In a January 11 Twitter thread, the National Bitcoin Office of El Salvador announced the passing of the measure and noted that it will shortly begin issuing the bonds. According to crypto exchange Bitfinex, the technology provider for the bonds, the Volcano Bond — or Volcano Tokens — would enable El Salvador to acquire funds to pay down its sovereign debt, support the creation of Bitcoin City, and establish Bitcoin mining infrastructure.
El Salvador’s president, Nayib Bukele, stated in November 2021 that the Central American nation, which had adopted bitcoin ($BTC) as legal tender earlier that year, intended to finance $1 billion through bitcoin-backed bonds. The planned document was quickly dubbed Volcano Bonds because the funds were to be used, among other things, to establish a bitcoin mining business that relied only on renewable energy, including that supplied by the country’s active volcanoes.
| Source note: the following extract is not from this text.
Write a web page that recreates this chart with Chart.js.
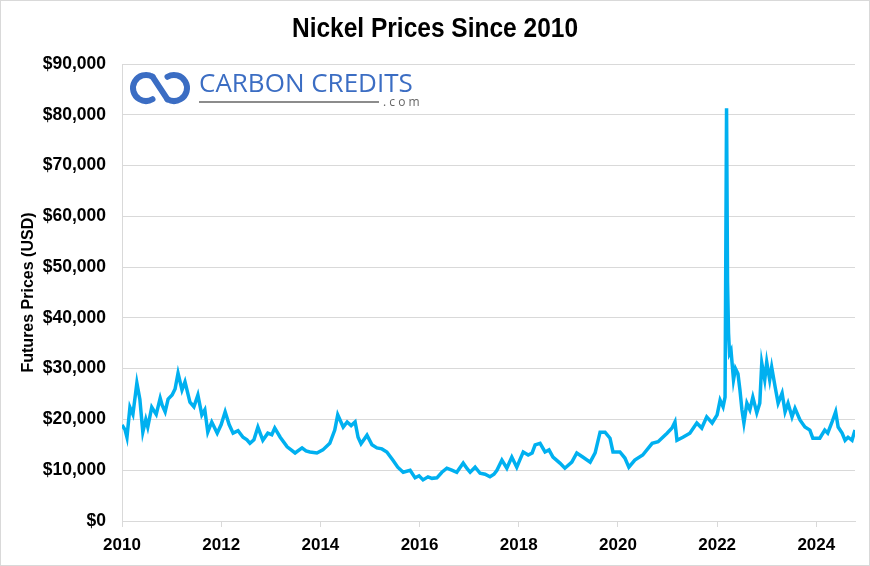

The volcanic description for the bonds is drawn from the site of Bitcoin City, which is slated to become a sustainable crypto-mining centre fuelled by hydrothermal energy from the nearby Conchagua volcano. Bitfinex states that the city would be a special economic zone similar to those in China, which would provide tax incentives, crypto-friendly rules, and other incentives for Bitcoin enterprises among its people.
In addition to those issued on Bitcoin, the measure contains a legal framework for other non-Bitcoin digital assets and establishes a new regulatory body responsible for administering securities legislation and protecting investors from rogue actors.